The Oxford Working Class

Tin Man     Sarah Winman     (2017)   

Winman.jpg

When you picture Oxford, England, you probably think of the imposing towers of the university, the courtyards with berobed scholars fluttering by, the rowers on the river, maybe a scene in a library. You don’t usually think of the working-class people who provide the support infrastructure for this academically oriented city. In Tin Man, Sarah Winman brings these workers into focus.  

The book opens in 1996, when readers meet the middle-aged Ellis, who works as a “tin man” in an Oxford auto factory, repairing small dents in the cars being built. He’s an unhappy widower who looks back on events of his life as he tries to see a path forward. He remembers the early death of his mother, his close friendship during his teen and young adult years with a fellow named Michael, and his happy marriage to a spirited woman named Annie, who also became friends with Michael. Ellis is sad not only about the losses in his life but also about the path he didn’t follow—training as an artist—because he was forced by his father to leave school and take a blue-collar job.  

The second half of this slim volume is the diary of Ellis’s friend Michael, from the years 1989 and 1990. In this segment we learn why Michael is no longer in Oxford in the 1996 segment: he went to London and ended up caring for a lover dying of AIDS. So, you’ve probably guessed that this is a pretty sad story. But it’s nuanced, not banal, plumbing the waters of friendship and love and companionship while revealing the personalities of Ellis, Michael, and, to some extent, Annie. It’s set against the decline of manufacturing in Britain that has created another level of despair. Here’s a scene with Ellis bicycling home from work:  “Along Cowley Road, orange streetlight scattered across the tar, and ghosts of shops long gone lurked in the mists of recollection.” (16-17) 

In his diary entries, Michael captures a social order, just a few short decades ago, that did not accept his sexual orientation:  “How cruel it was that our plans were out there somewhere. Another version of our future, out there somewhere, in perpetual orbit.” (139) And he reflects on his grief:  “I wonder what the sound of a heart breaking might be. And I think it might be quiet, unperceptively so, and not dramatic at all. Like the sound of an exhausted swallow falling gently to earth.” (177) 

If your soul can’t bear the reading of another AIDS story, I understand. I didn’t know this was an AIDS story when I started, and I stayed to the end, where I got some shreds of hope for Ellis’s future.

Books in Brief, Part 4

Here are short reviews of three books that I buzzed through recently.

The Lost History of Stars     Dave Boling     (2017)

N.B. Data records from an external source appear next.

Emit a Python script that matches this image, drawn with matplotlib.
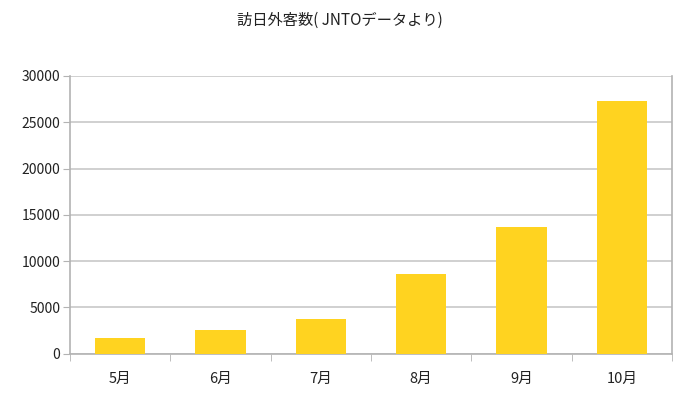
import matplotlib.pyplot as plt

plt.rcParams['font.family'] = ['Noto Sans CJK JP', 'DejaVu Sans']

# データ
months = ["5月", "6月", "7月", "8月", "9月", "10月"]
visitors = [1660, 2560, 3750, 8610, 13650, 27330]
yticks = [0, 5000, 10000, 15000, 20000, 25000, 30000]
title = "訪日外客数( JNTOデータより)"

fig = plt.figure(figsize=(6.79, 3.95), dpi=100)
ax = fig.add_axes([0.1031, 0.1046, 0.8866, 0.703])

x = range(len(months))
ax.bar(x, visitors, width=0.5, color="#FFD320", zorder=3)

ax.set_xlim(-0.5, len(months) - 0.5)
ax.set_ylim(0, 30000)
ax.set_yticks(yticks)
ax.set_yticklabels([str(v) for v in yticks], fontsize=10, color="#222222")
ax.set_xticks(list(x))
ax.set_xticklabels(months, fontsize=10.5, color="#222222")
ax.tick_params(axis="x", length=0, pad=13)
ax.tick_params(axis="y", length=5, color="#b3b3b3", pad=2)

# カテゴリ境界の目盛り
ax.set_xticks([i - 0.5 for i in range(len(months) + 1)], minor=True)
ax.tick_params(axis="x", which="minor", length=5, color="#b3b3b3")

ax.grid(axis="y", color="#c8c8c8", linewidth=1.2, zorder=0)
for side in ["left", "right", "bottom", "top"]:
    ax.spines[side].set_color("#b3b3b3")
    ax.spines[side].set_linewidth(1.2)
ax.spines["top"].set_visible(False)

fig.text(0.5, 0.948, title, ha="center", va="center", fontsize=11, color="#222222")

fig.savefig("out.png", dpi=100)
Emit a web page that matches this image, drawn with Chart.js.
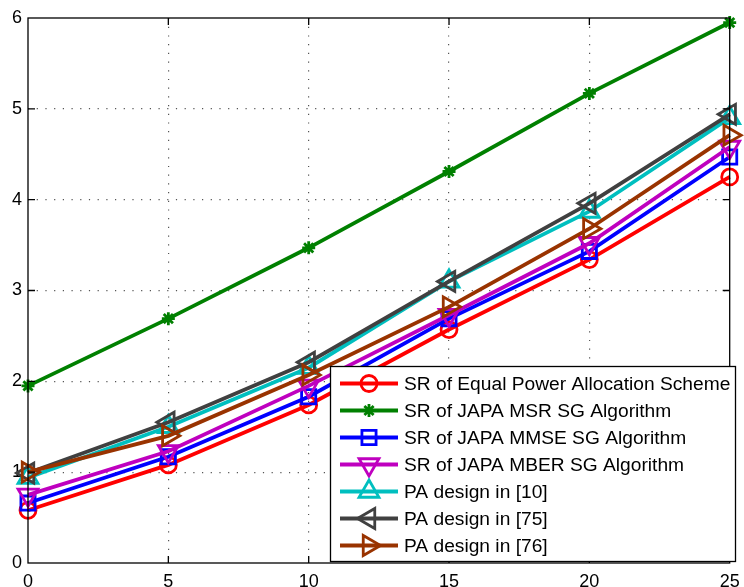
<!DOCTYPE html>
<html>
<head>
<meta charset="utf-8">
<script src="https://cdn.jsdelivr.net/npm/chart.js@4.4.1/dist/chart.umd.min.js"></script>
<style>
html,body{margin:0;padding:0;background:#fff;}
#wrap{width:744px;height:587px;position:relative;}
</style>
</head>
<body>
<div id="wrap"><canvas id="c" width="744" height="587"></canvas></div>
<script>
const xValues = [0, 5, 10, 15, 20, 25];
const equalPower = [0.58, 1.08, 1.74, 2.57, 3.34, 4.25];
const japaMSR = [1.95, 2.69, 3.47, 4.31, 5.17, 5.95];
const japaMMSE = [0.66, 1.17, 1.83, 2.69, 3.43, 4.47];
const japaMBER = [0.75, 1.23, 1.95, 2.73, 3.52, 4.58];
const pa10 = [0.94, 1.50, 2.15, 3.10, 3.87, 4.90];
const pa75 = [0.99, 1.55, 2.21, 3.10, 3.96, 4.94];
const pa76 = [1.00, 1.40, 2.07, 2.82, 3.68, 4.71];
const seriesLabels = [
  'SR of Equal Power Allocation Scheme',
  'SR of JAPA MSR SG Algorithm',
  'SR of JAPA MMSE SG Algorithm',
  'SR of JAPA MBER SG Algorithm',
  'PA design in [10]',
  'PA design in [75]',
  'PA design in [76]'
];
const xTicks = [0, 5, 10, 15, 20, 25];
const yTicks = [0, 1, 2, 3, 4, 5, 6];

const FONT = "'Liberation Sans', Arial, Helvetica, sans-serif";
const styles = [
  {color:'#ff0000', pointStyle:'circle', rotation:0, radius:8},
  {color:'#008000', pointStyle:'star', rotation:0, radius:6.5},
  {color:'#0000ff', pointStyle:'rect', rotation:0, radius:10},
  {color:'#bf00bf', pointStyle:'triangle', rotation:180, radius:11.5},
  {color:'#00bfbf', pointStyle:'triangle', rotation:0, radius:11.5},
  {color:'#404040', pointStyle:'triangle', rotation:270, radius:11.5},
  {color:'#993300', pointStyle:'triangle', rotation:90, radius:11.5}
];
const allSeries = [equalPower, japaMSR, japaMMSE, japaMBER, pa10, pa75, pa76];

const datasets = allSeries.map((vals, i) => ({
  label: seriesLabels[i],
  data: xValues.map((x, j) => ({x: x, y: vals[j]})),
  borderColor: styles[i].color,
  backgroundColor: 'rgba(0,0,0,0)',
  borderWidth: 3.8,
  pointStyle: styles[i].pointStyle,
  pointRotation: styles[i].rotation,
  pointRadius: styles[i].radius,
  pointBorderWidth: 2.8,
  pointBorderColor: styles[i].color,
  pointBackgroundColor: 'rgba(0,0,0,0)',
  tension: 0,
  clip: false,
  order: 10 - i
}));

const boxPlugin = {
  id: 'boxPlugin',
  afterDatasetsDraw(chart) {
    const {ctx, chartArea: a, scales} = chart;
    ctx.save();
    ctx.strokeStyle = '#000';
    ctx.lineWidth = 1.3;
    ctx.strokeRect(a.left, a.top, a.right - a.left, a.bottom - a.top);
    const tl = 7;
    ctx.beginPath();
    xTicks.forEach(v => {
      if (v === 0 || v === 25) return;
      const px = scales.x.getPixelForValue(v);
      ctx.moveTo(px, a.bottom); ctx.lineTo(px, a.bottom - tl);
      ctx.moveTo(px, a.top); ctx.lineTo(px, a.top + tl);
    });
    yTicks.forEach(v => {
      if (v === 0 || v === 6) return;
      const py = scales.y.getPixelForValue(v);
      ctx.moveTo(a.left, py); ctx.lineTo(a.left + tl, py);
      ctx.moveTo(a.right, py); ctx.lineTo(a.right - tl, py);
    });
    ctx.stroke();
    ctx.restore();
  }
};

function fallbackPoint(ctx, o, x, y) {
  ctx.beginPath();
  ctx.arc(x, y, o.radius, 0, Math.PI * 2);
  ctx.stroke();
}

const legendPlugin = {
  id: 'matLegend',
  afterDraw(chart) {
    const ctx = chart.ctx;
    const L = 330.5, T = 366.5, R = 735.5, B = 561.5;
    ctx.save();
    ctx.fillStyle = '#fff';
    ctx.fillRect(L, T, R - L, B - T);
    ctx.strokeStyle = '#000';
    ctx.lineWidth = 1.3;
    ctx.strokeRect(L, T, R - L, B - T);
    const dp = (Chart.helpers && Chart.helpers.drawPoint) ? Chart.helpers.drawPoint : fallbackPoint;
    seriesLabels.forEach((lab, i) => {
      const y = 383.5 + i * 27;
      const s = styles[i];
      ctx.strokeStyle = s.color;
      ctx.lineWidth = 3.8;
      ctx.beginPath();
      ctx.moveTo(340, y); ctx.lineTo(398, y);
      ctx.stroke();
      ctx.strokeStyle = s.color;
      ctx.fillStyle = 'rgba(0,0,0,0)';
      ctx.lineWidth = 2.8;
      dp(ctx, {pointStyle: s.pointStyle, rotation: s.rotation, radius: s.radius, borderWidth: 2.8}, 369, y);
      ctx.fillStyle = '#000';
      ctx.font = '19.2px ' + FONT;
      ctx.textBaseline = 'middle';
      ctx.textAlign = 'left';
      ctx.fillText(lab, 404, y + 1);
    });
    ctx.restore();
  }
};

const gridColor = (maxV) => (c) => {
  const v = c.tick ? c.tick.value : null;
  return (v === 0 || v === maxV) ? 'rgba(0,0,0,0)' : '#555';
};

new Chart(document.getElementById('c'), {
  type: 'line',
  data: {datasets: datasets},
  options: {
    responsive: false,
    animation: false,
    events: [],
    layout: {padding: {top: 18, right: 13, left: 0, bottom: 0}},
    plugins: {legend: {display: false}, tooltip: {enabled: false}},
    scales: {
      x: {
        type: 'linear', min: 0, max: 25,
        afterBuildTicks(s) { s.ticks = xTicks.map(v => ({value: v})); },
        afterFit(s) { s.height = 24; s.paddingLeft = 0; s.paddingRight = 0; },
        ticks: {color: '#000', font: {size: 18, family: FONT}, padding: 8, maxRotation: 0, autoSkip: false},
        grid: {color: gridColor(25), lineWidth: 1.2, drawTicks: false},
        border: {display: false, dash: [1.2, 7.5]}
      },
      y: {
        type: 'linear', min: 0, max: 6,
        afterBuildTicks(s) { s.ticks = yTicks.map(v => ({value: v})); },
        afterFit(s) { s.width = 28; s.paddingTop = 0; s.paddingBottom = 0; },
        ticks: {color: '#000', font: {size: 18, family: FONT}, padding: 6},
        grid: {color: gridColor(6), lineWidth: 1.2, drawTicks: false},
        border: {display: false, dash: [1.2, 7.5]}
      }
    }
  },
  plugins: [boxPlugin, legendPlugin]
});
</script>
</body>
</html>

The background: The Second Anglo-Boer War (often known as the Boer War, 1899-1902) was fought to determine control of rich gold and diamond mines in southern areas of the African continent. The British Empire sent troops against the Boers, who were mostly descended from Dutch settlers in the region. The outnumbered Boers waged a guerrilla war that outraged the British, who expected to win easily. The British responded by burning Boer farms and herding the women and children from those farms into concentration camps. Twenty-seven thousand of them died. The Lost History of Stars tells of one fictional family’s horrific experiences during this period. I skipped over large chunks of this novel because the story, though well told, became too painful for me. Author Boling has illuminated a “lost history” of terrible suffering, in which the stars of the southern hemisphere and the love of family are among the few bright spots for the characters.

Difficult Women     Roxane Gay     (2017)

My husband prefers philosophy to fiction, but he picked up Difficult Women from the bedside table because he’d heard about Roxane Gay’s 2014 book of essays, Bad Feminist. Here’s his take on Difficult Women: “I used to think that the legislative bodies in the US would work to defeat rape culture and racism. Now we’re relying on fiction writers to draw our attention to the violence and bigotry in our society. These stories are grim—very dark. Almost all the male characters are creepy, and both the male and the female characters are obsessed with sex.” Of the 21 stories in this collection, I read a half dozen, recommended by my husband as the least brutal. For example, “Bone Density” is about a married couple who both have affairs. “The Sacrifice of Darkness” is a moving fable—or maybe a parable—about a miner who can no longer stand underground darkness and flies into the sun, with devastating consequences. Gay’s writing is sharp and slashing. 

Saints for All Occasions     J. Courtney Sullivan     (2017)

The plot of this novel is pretty predictable: Two young Irish women emigrate to Boston in the late 1950s, one of them gets pregnant, and fuss ensues. Stock characters from the Irish-American playbook populate the text:  the alcoholic bar owner, the stoic matriarch, the cruel nuns, the saintly nuns, the pitiful little brother, the dance hall cad, the faithful friend. What bothered me most, as someone who has lived in Ireland, was that the Irish-born characters talked like Americans. I’m not saying that the author should have thrown in “faith and begorrah” to establish Irish cred, but some representation of Irish idiom might have brightened up this serviceable but somewhat plodding family saga. For a much better fictional take on the Irish immigrant experience in the America of the 1950s, I heartily recommend Colm Tóibín’s Brooklyn (2009).